* Begin *

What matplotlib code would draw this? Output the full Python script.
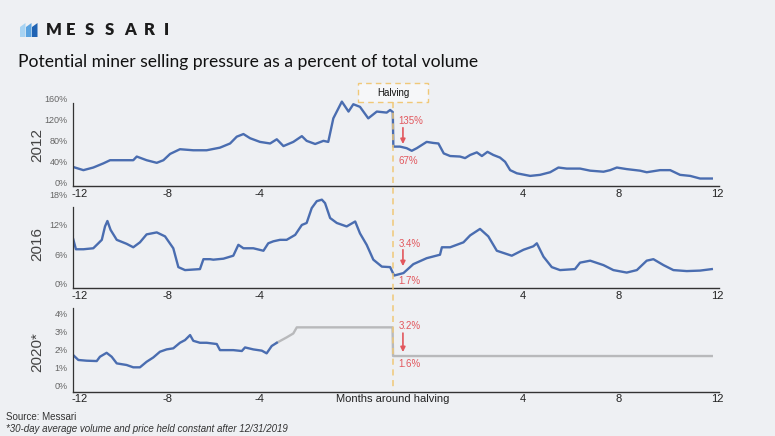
import matplotlib
matplotlib.use("Agg")
import matplotlib.pyplot as plt
import matplotlib.transforms as mtransforms
from matplotlib.patches import Rectangle, Polygon
from matplotlib.lines import Line2D

plt.rcParams["font.family"] = ["Liberation Sans", "DejaVu Sans"]

# ── data (months around halving, % of total volume) ──────────────────────────
x_2012 = [-11.99, -11.61, -11.24, -10.86, -10.61, -10.24, -9.74, -9.61, -9.24, -8.86,
          -8.61, -8.36, -7.99, -7.49, -6.99, -6.49, -6.11, -5.86, -5.61, -5.36,
          -4.99, -4.61, -4.36, -4.11, -3.74, -3.42, -3.24, -2.92, -2.61, -2.43,
          -2.24, -1.92, -1.67, -1.49, -1.24, -0.93, -0.61, -0.24, -0.11, -0.01,
          0.01, 0.26, 0.51, 0.70, 0.89, 1.26, 1.51, 1.70, 1.90, 2.14,
          2.51, 2.70, 2.89, 3.14, 3.33, 3.54, 3.76, 4.01, 4.20, 4.39,
          4.64, 5.14, 5.51, 5.89, 6.20, 6.51, 7.01, 7.39, 7.89, 8.14,
          8.39, 8.76, 9.26, 9.51, 10.01, 10.39, 10.76, 11.14, 11.51, 11.95]
y_2012 = [30, 24, 29, 37, 43, 43, 43, 50, 43, 38,
          43, 55, 64, 62, 62, 67, 75, 88, 93, 85,
          78, 75, 83, 70, 78, 89, 80, 74, 80, 78,
          123, 155, 136, 150, 145, 123, 136, 134, 139, 135,
          69, 69, 66, 61, 66, 78, 76, 75, 56, 51,
          50, 47, 53, 58, 51, 59, 53, 48, 40, 24,
          18, 13, 15, 20, 29, 27, 27, 23, 21, 24,
          29, 26, 23, 20, 24, 24, 15, 13, 8, 8]

x_2016 = [-11.99, -11.89, -11.61, -11.24, -11.05, -10.92, -10.80, -10.71, -10.59, -10.36,
          -9.99, -9.74, -9.49, -9.24, -8.86, -8.55, -8.24, -8.05, -7.80, -7.24,
          -7.11, -6.86, -6.74, -6.36, -5.99, -5.80, -5.61, -5.24, -4.86, -4.68,
          -4.49, -4.24, -3.99, -3.67, -3.42, -3.24, -3.05, -2.86, -2.67, -2.55,
          -2.36, -2.11, -1.74, -1.42, -1.24, -0.99, -0.74, -0.42, -0.11, 0.04,
          0.39, 0.76, 1.26, 1.76, 1.83, 2.14, 2.64, 2.89, 3.26, 3.57,
          3.89, 4.45, 4.89, 5.26, 5.39, 5.64, 5.95, 6.26, 6.82, 7.01,
          7.39, 7.89, 8.26, 8.76, 9.14, 9.51, 9.76, 10.14, 10.51, 11.01,
          11.51, 11.95]
y_2016 = [9.0, 7.0, 7.0, 7.2, 8.2, 8.9, 11.6, 12.7, 10.9, 8.9,
          8.1, 7.4, 8.4, 10.0, 10.4, 9.6, 7.2, 3.4, 2.8, 3.0,
          5.0, 5.0, 4.9, 5.1, 5.7, 7.9, 7.2, 7.2, 6.7, 8.2,
          8.6, 8.9, 8.9, 9.9, 11.9, 12.3, 15.3, 16.7, 17.0, 16.3,
          13.3, 12.3, 11.6, 12.6, 10.2, 7.9, 4.9, 3.5, 3.4, 1.7,
          2.2, 4.0, 5.2, 5.9, 7.4, 7.4, 8.4, 9.8, 11.1, 9.6,
          6.7, 5.7, 6.9, 7.6, 8.2, 5.5, 3.4, 2.8, 3.0, 4.3,
          4.7, 3.8, 2.8, 2.3, 2.8, 4.7, 5.0, 3.8, 2.8, 2.6,
          2.7, 3.0]

x_2020 = [-11.99, -11.80, -11.49, -11.11, -10.99, -10.74, -10.55, -10.36, -9.99, -9.74,
          -9.49, -9.24, -8.99, -8.74, -8.49, -8.24, -7.99, -7.80, -7.61, -7.49,
          -7.24, -6.99, -6.61, -6.49, -5.99, -5.67, -5.55, -5.24, -4.92, -4.74,
          -4.55, -4.36]
y_2020 = [1.67, 1.40, 1.36, 1.34, 1.58, 1.80, 1.58, 1.21, 1.12, 0.99,
          0.99, 1.30, 1.54, 1.86, 1.99, 2.05, 2.36, 2.51, 2.79, 2.47,
          2.36, 2.36, 2.29, 1.95, 1.95, 1.90, 2.10, 1.99, 1.92, 1.77,
          2.18, 2.36]

# held constant after 12/31/2019
x_2020_proj = [-4.36, -3.99, -3.74, -3.61, -0.02, 0.0, 11.95]
y_2020_proj = [2.36, 2.66, 2.88, 3.22, 3.22, 1.62, 1.62]

tick_pos = [-11.75, -8.45, -5.0, 4.85, 8.45, 12.15]
tick_lab = ["-12", "-8", "-4", "4", "8", "12"]

BG = "#eef0f3"
BLUE = "#4a6db0"
GRAY = "#b8b9bb"
RED = "#e2575d"
ORANGE = "#f0c878"
NARROW = ["Liberation Sans Narrow", "Liberation Sans", "DejaVu Sans"]

fig = plt.figure(figsize=(7.75, 4.36), dpi=100, facecolor=BG)

W, H = 775, 436
def axes_px(top, bottom):
    return [73 / W, 1 - bottom / H, 646 / W, (bottom - top) / H]

panels = [
    dict(rect=axes_px(99, 186), ylim=(-6.3, 160), spine_top=153,
         yticks=[0, 40, 80, 120, 160], ylab="2012",
         series=[(x_2012, y_2012, BLUE)],
         ann=("135%", 117, 105, 74, "67%", 41.5)),
    dict(rect=axes_px(194.7, 288), ylim=(-0.81, 18), spine_top=15.6,
         yticks=[0, 6, 12, 18], ylab="2016",
         series=[(x_2016, y_2016, BLUE)],
         ann=("3.4%", 8.1, 6.9, 3.6, "1.7%", 0.67)),
    dict(rect=axes_px(308, 391.7), ylim=(-0.37, 4.3), spine_top=4.3,
         yticks=[0, 1, 2, 3, 4], ylab="2020*",
         series=[(x_2020_proj, y_2020_proj, GRAY), (x_2020, y_2020, BLUE)],
         ann=("3.2%", 3.3, 2.9, 1.84, "1.6%", 1.17)),
]

axes = []
for i, p in enumerate(panels):
    ax = fig.add_axes(p["rect"])
    ax.set_facecolor("none")
    for xs, ys, c in p["series"]:
        ax.plot(xs, ys, color=c, lw=1.7, solid_joinstyle="round")
    ax.set_xlim(-12, 12.22)
    ax.set_ylim(*p["ylim"])
    ax.spines["top"].set_visible(False)
    ax.spines["right"].set_visible(False)
    ax.spines["left"].set_bounds(p["ylim"][0], p["spine_top"])
    ax.spines["left"].set_color("#333333")
    ax.spines["bottom"].set_color("#333333")
    ax.spines["left"].set_linewidth(0.9)
    ax.spines["bottom"].set_linewidth(1.0)
    ax.set_yticks(p["yticks"])
    ax.set_yticklabels([f"{v}%" for v in p["yticks"]], family=NARROW)
    if i == 2:
        ax.set_xticks(tick_pos + [0])
        ax.set_xticklabels(tick_lab + ["Months around halving"])
    else:
        ax.set_xticks(tick_pos)
        ax.set_xticklabels(tick_lab)
    ax.tick_params(axis="both", length=0)
    ax.tick_params(axis="y", labelsize=6.5, labelcolor="#666666", pad=4)
    ax.tick_params(axis="x", labelsize=8, labelcolor="#222222", pad=2)
    pos = ax.get_position()
    fig.text(37 / W, pos.y0 + pos.height * 0.47, p["ylab"],
             rotation=90, ha="center", va="center", fontsize=11, color="#444444")

    txt_hi, y_hi, y_a0, y_a1, txt_lo, y_lo = p["ann"]
    ax.text(0.2, y_hi, txt_hi, color=RED, fontsize=7, ha="left", va="center", family=NARROW)
    ax.text(0.2, y_lo, txt_lo, color=RED, fontsize=7, ha="left", va="center", family=NARROW)
    ax.annotate("", xy=(0.37, y_a1), xytext=(0.37, y_a0),
                arrowprops=dict(arrowstyle="-|>", color=RED, lw=1.2, mutation_scale=7,
                                shrinkA=0, shrinkB=0))
    axes.append(ax)

# halving line and box spanning the three panels
trans = mtransforms.blended_transform_factory(axes[0].transData, fig.transFigure)
fig.add_artist(Line2D([0, 0], [1 - 102 / H, 1 - 391 / H], transform=trans,
                      color=ORANGE, lw=1.1, ls=(0, (4, 3))))
box_w = 70 / 26.67
fig.add_artist(Rectangle((-box_w / 2, 1 - 102 / H), box_w, 19 / H, transform=trans,
                         facecolor="#f6f7f9", edgecolor=ORANGE, lw=1.0, ls=(0, (4, 3))))
fig.text(0, 1 - 92.5 / H, "Halving", transform=trans, ha="center", va="center",
         fontsize=7, color="#111111")

# header
fig.text(18 / W, 1 - 62 / H, "Potential miner selling pressure as a percent of total volume",
         fontsize=12.6, color="#111111", ha="left", va="center", family=["Lato", "DejaVu Sans"])
for k, ch in enumerate("MESSARI"):
    fig.text((46 + k * 19.6) / W, 1 - 30 / H, ch, fontsize=12, fontweight="heavy",
             color="#1c1c1c", ha="left", va="center", family=["Lato", "DejaVu Sans"])
for (x0, c) in [(20, "#a7d3f2"), (26, "#5aa3e0"), (32, "#1f63b3")]:
    fig.add_artist(Polygon([(x0 / W, 1 - 37 / H), ((x0 + 5.5) / W, 1 - 37 / H),
                            ((x0 + 5.5) / W, 1 - 23 / H), (x0 / W, 1 - 27 / H)],
                           closed=True, transform=fig.transFigure, facecolor=c, edgecolor="none"))

# footer
fig.text(6 / W, 1 - 417 / H, "Source: Messari", fontsize=7, color="#333333",
         ha="left", va="center", family=NARROW)
fig.text(6 / W, 1 - 428.5 / H, "*30-day average volume and price held constant after 12/31/2019",
         fontsize=7, color="#333333", ha="left", va="center", style="italic", family=NARROW)

fig.savefig("out.png", dpi=100, facecolor=BG)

* End *

Which lines contain the word "matplotlib"? Copy each of them.

What matplotlib code would draw this? Output the full Python script.
import matplotlib
matplotlib.use("Agg")
import matplotlib.pyplot as plt
import matplotlib.transforms as mtransforms
from matplotlib.patches import Rectangle, Polygon
from matplotlib.lines import Line2D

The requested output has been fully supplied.